You may dream of learning French in Paris – but the reality is that you’re learning French in your car as you drive to work, or at home with an online course or books.
The key to learning French, whether in Paris or at home, is by exposing yourself to and practicing the language as much as possible. Sure, it’s going to be more challenging if you’re not living in a Francophone culture, but there are still numerous ways for you to incorporate French into your daily routine.
Here are 12 ways you can improve your French at home. Use one of these tips every day and you’ll be surprised as at how strong your French is when you finally do come to Paris!
1. Read in French every day. It doesn’t matter what – just get reading! The most important thing is to read on a topic that interests you. If you’re into cooking – read a French food blog. If you like reading women’s magazines, why not read the online French versions of magazines like Marie Claire and Vogue? Current events your thing? Check out French newspapers, Le Monde or Libération. For literature lovers, read a book you’ve enjoyed in English, in French. Remember to write down any vocabulary you don’t know so you can look them up later.
2. Labels items in your home or office. Write down the French name of objects in your home or office on a post-it note, then stick the note to the object. Every time you look at the item, say the French name aloud. Be sure to write the definite article before the noun (e.g., “le miroir”, not just “miroir”) and always use the article when you say the noun aloud.

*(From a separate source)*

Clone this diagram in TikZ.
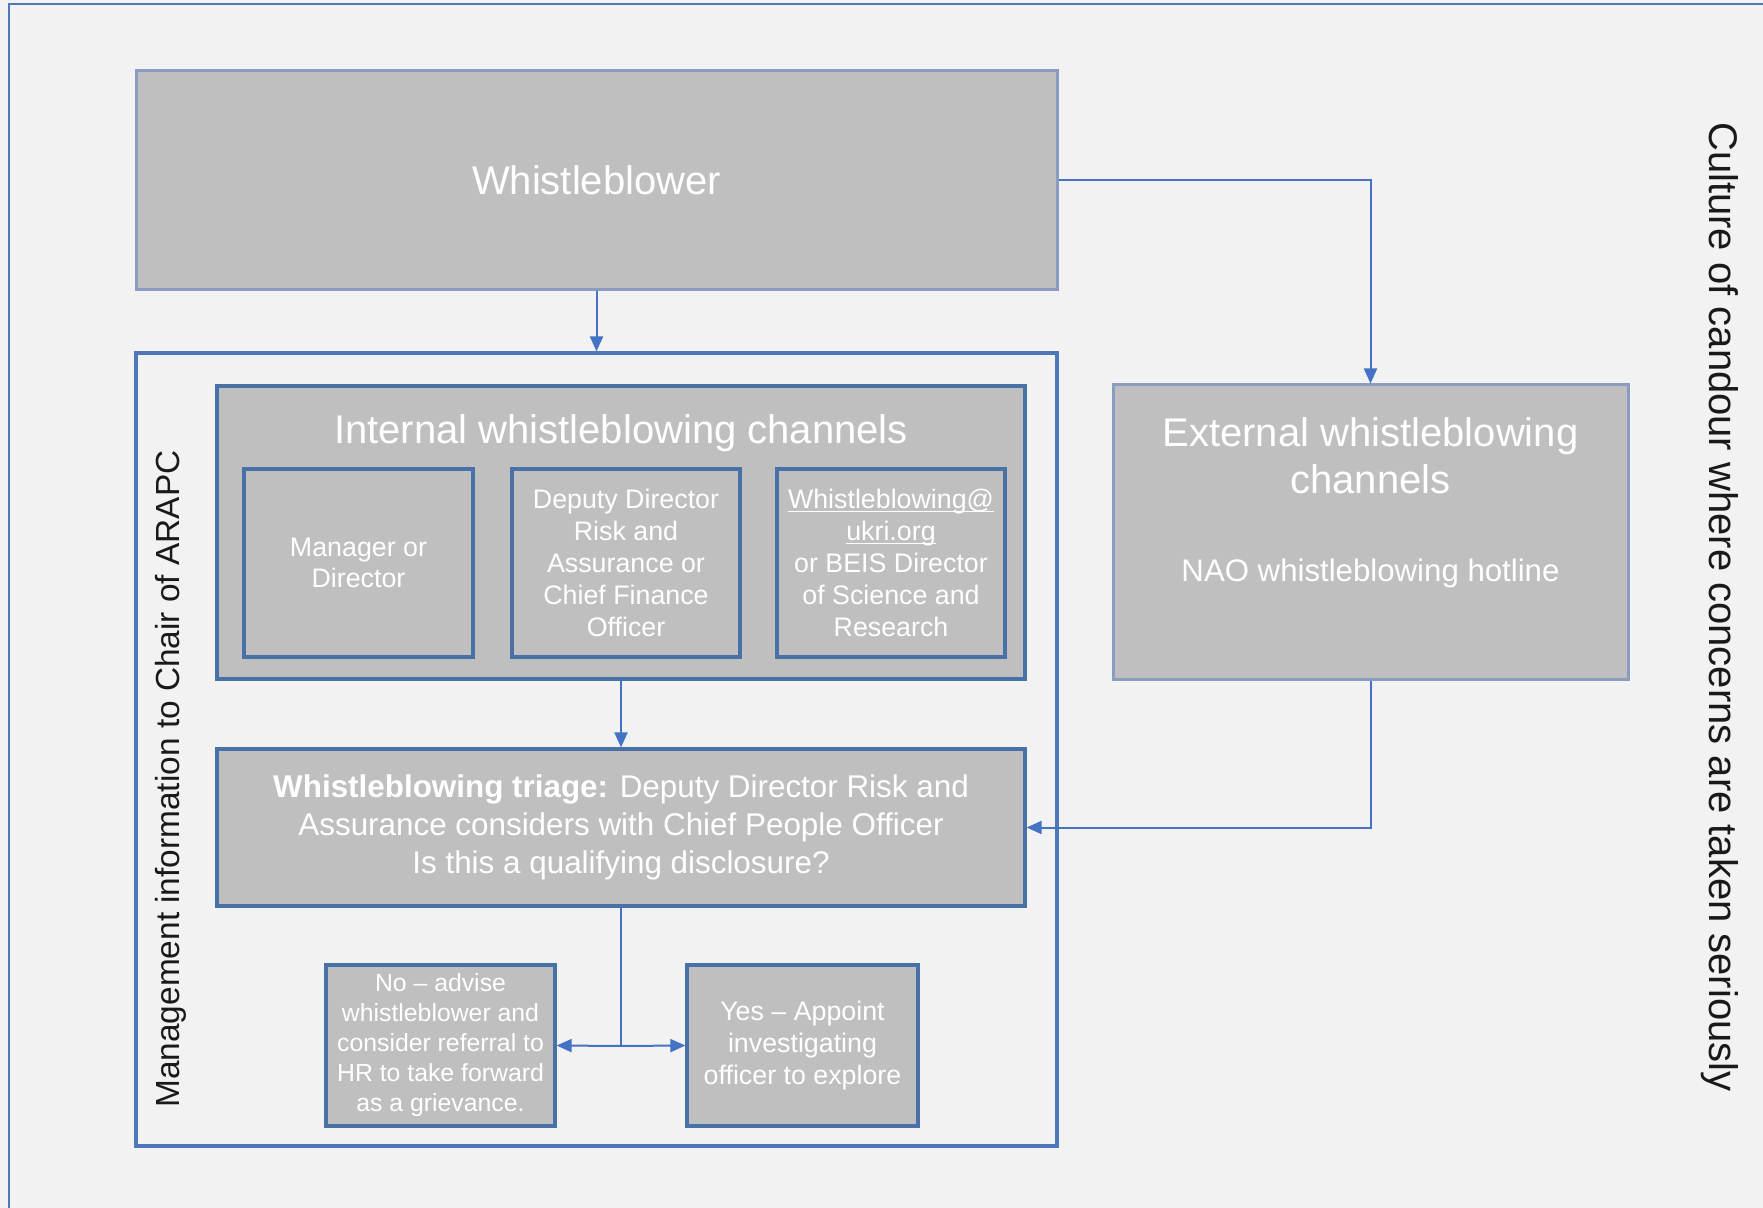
\documentclass[tikz,border=0pt]{standalone}
\usepackage{fontspec}
\setmainfont{Liberation Sans}
\usetikzlibrary{arrows.meta}
\definecolor{bgc}{HTML}{F2F2F2}
\definecolor{boxfill}{HTML}{BFBFBF}
\definecolor{lightedge}{HTML}{8A9DC0}
\definecolor{darkedge}{HTML}{4A70A8}
\definecolor{framec}{HTML}{4F78BA}
\definecolor{arrowc}{HTML}{4472C4}
\newcommand\ulx[1]{\leavevmode\setbox0\hbox{#1}\rlap{\rule[-1.8pt]{\wd0}{0.7pt}}\box0}
\tikzset{
  graybox/.style={draw=lightedge, fill=boxfill, line width=1.5pt, inner sep=0pt, text=white, align=center},
  bluebox/.style={draw=darkedge, fill=boxfill, line width=1.6pt, inner sep=0pt, text=white, align=center},
  container/.style={draw=framec, line width=1.6pt, inner sep=0pt},
  wtext/.style={text=white, align=center, inner sep=0pt},
  conn/.style={draw=arrowc, line width=1pt},
  arr/.style={conn, -{Triangle[length=7.5pt,width=6.5pt]}},
}
\begin{document}
\begin{tikzpicture}[x=0.5pt,y=-0.5pt]
\useasboundingbox (0,0) rectangle (1763,1208);
\fill[bgc] (0,0) rectangle (1763,1208);
\draw[framec, line width=1pt] (1763,4) -- (9,4) -- (9,1208);

% Whistleblower
\node[graybox, minimum width=460.5pt, minimum height=109.5pt, font=\fontsize{20}{24}\selectfont] (wb) at (596.5,180.5) {Whistleblower};

% Container
\node[container, minimum width=460.5pt, minimum height=396.5pt] (cont) at (596.5,749.5) {};
\node[rotate=90, inner sep=0pt, font=\fontsize{16.7}{20}\selectfont, text=black!90] (mgmt) at (171,779) {Management information to Chair of ARAPC};

% Internal channels
\node[bluebox, minimum width=404pt, minimum height=146.5pt] (int) at (621,532.5) {};
\node[wtext, font=\fontsize{20}{24}\selectfont] (intt) at (621,433) {Internal whistleblowing channels};
\node[bluebox, minimum width=114.5pt, minimum height=94pt, font=\fontsize{13.4}{15.75}\selectfont] (mgr) at (358.5,563) {Manager or\\Director};
\node[bluebox, minimum width=114pt, minimum height=94pt, font=\fontsize{13.4}{16}\selectfont] (dd) at (626,563) {Deputy Director\\Risk and\\Assurance or\\Chief Finance\\Officer};
\node[bluebox, minimum width=114pt, minimum height=94pt, font=\fontsize{13.4}{16}\selectfont] (wm) at (891,563) {\ulx{Whistleblowing@}\\\ulx{ukri.org}\\or BEIS Director\\of Science and\\Research};

% Triage
\node[bluebox, minimum width=404pt, minimum height=78.5pt, font=\fontsize{15.7}{19}\selectfont] (tri) at (621,827.5) {\textbf{Whistleblowing triage:} Deputy Director Risk and\\Assurance considers with Chief People Officer\\Is this a qualifying disclosure?};

% Outcomes
\node[bluebox, minimum width=114.5pt, minimum height=80.5pt, font=\fontsize{12.4}{15}\selectfont] (no) at (440.5,1045.5) {No -- advise\\whistleblower and\\consider referral to\\HR to take forward\\as a grievance.};
\node[bluebox, minimum width=115.5pt, minimum height=80.5pt, font=\fontsize{13.4}{16}\selectfont] (yes) at (802.5,1045.5) {Yes -- Appoint\\investigating\\officer to explore};

% External
\node[graybox, minimum width=257.5pt, minimum height=147pt] (ext) at (1370.5,532) {};
\node[wtext, font=\fontsize{20}{23.5}\selectfont] (extt) at (1370.5,456) {External whistleblowing\\channels};
\node[wtext, font=\fontsize{15.6}{19}\selectfont] (nao) at (1370.5,573) {NAO whistleblowing hotline};

% Culture
\node[rotate=-90, inner sep=0pt, font=\fontsize{20}{24}\selectfont, text=black!90] (cult) at (1720,607) {Culture of candour where concerns are taken seriously};

% Connectors
\draw[arr] (wb.south) -- (cont.north);
\draw[arr] (wb.east) -| (ext.north);
\draw[arr] (int.south) -- (tri.north);
\draw[arr] (ext.south) |- (tri.east);
\coordinate (split) at (621,1046);
\draw[conn] (tri.south) -- (split);
\draw[arr] (split) -- (no.east);
\draw[arr] (split) -- (yes.west);
\end{tikzpicture}
\end{document}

3. Listen to French radio. French sounds vastly different from how it is written, so an essential part of your home-study must include listening to French. Thank heavens for the internet, where you can listen to French radio sans problème. Check out France Inter, where you can listen to a variety of programs in French, from political talks to discussions of theater and music.
4. Talk to yourself in French. Admit it: sometimes you mutter to yourself. We all say things like: “Where are my keys?” or “What should I make for dinner tonight?” or even “Let’s go.” Think about what phrases you say the most – try to come up with at least 5 of them– and translate them into French. And from now on say them in French. When you can, practice saying them in the mirror so you can observe the way your mouth moves as you speak.
5. Keep a French diary. You can write whatever you like in this diary: Write about the weather. Make a grocery list. What you plan to do that day. What you already did that day. A description of a colleague at work. Until you’re comfortable changing tenses, we recommend focusing on writing in a particular tense. For example, if you’re just learning the present tense, try to write only in the present tense until you feel ready to change to another tense. Aim for writing one full page a day.
6. Get a French chat partner. There’s no escape – to truly learn French you must speak it. Thanks to communication programs like Skype and Google Talk, you can do language exchange with a native French speaker. You’d speak in French for 30 minutes, then your partner would speak in English 30 minutes, with each of you correcting the other. Check out websites such as Conversation Exchange and How Do You Do for more details.
7. Create color-coded flash cards for vocabulary and gender. To help you remember the gender of French nouns, we recommend using colored flash cards: Write feminine words on yellow cards (for example), and masculine words on green cards. That way, when you review your vocabulary list, you’ll begin to associate the word and its article with a particular color. Even if you don’t remember that “lampe” is feminine, you may remember that it was written on a yellow card – and you’ll know to say “la.”
8. Create a weekly “French movie night.” Watching movies or French programs can be a great way to help absorb spoken French – if it’s done right. If you’re new to French, it’s probably best to watch a French TV series or even cartoons rather than a full-length feature film. (The voices on children’s programs usually speak clearly and don’t use much slang, making it much easier to understand.) If you’re ready for a feature film, avoid watching it with English subtitles, as you’ll be doing more reading than listening to French. Instead, try to get a French film that offers French subtitles for the hearing impaired. The French words will help you understand the oral French better as well as improve your reading.
9. Listen to French music. Nothing can pull you deep inside a language better than song. Find your favorite French tune on YouTube and learn the song by heart. Pay close attention to pronunciation.
10. Play pretend. Look up a French restaurant on the internet and study the menu. Pretend you’re in France and are going to order something. Practice saying what you would order and the phrases you’d need to order it.
11. Repeat a word or phrase for 24 hours: Repetition is the best way to remember words and phrases, so choose a word or a phrase that you will repeat for the whole day. Say this word or phrase as often as possible, and set reminders for yourself. For instance, if you want to learn the phrase: “What time is it?” (Quelle heure est-il?), you can put a note next to your clock to remind you to say the phrase whenever you glance at it. You can also put the phrase on your phone or screen saver, so each time you look at your cell or computer, you’ll remember to say the phrase.
12. Change your technology settings. Why not make the language on your cell phone, tablet, or computer, French? It’s an easy way to expose yourself to the language – plus it’ll remind you to practice!
What steps have you taken to improve your French at home?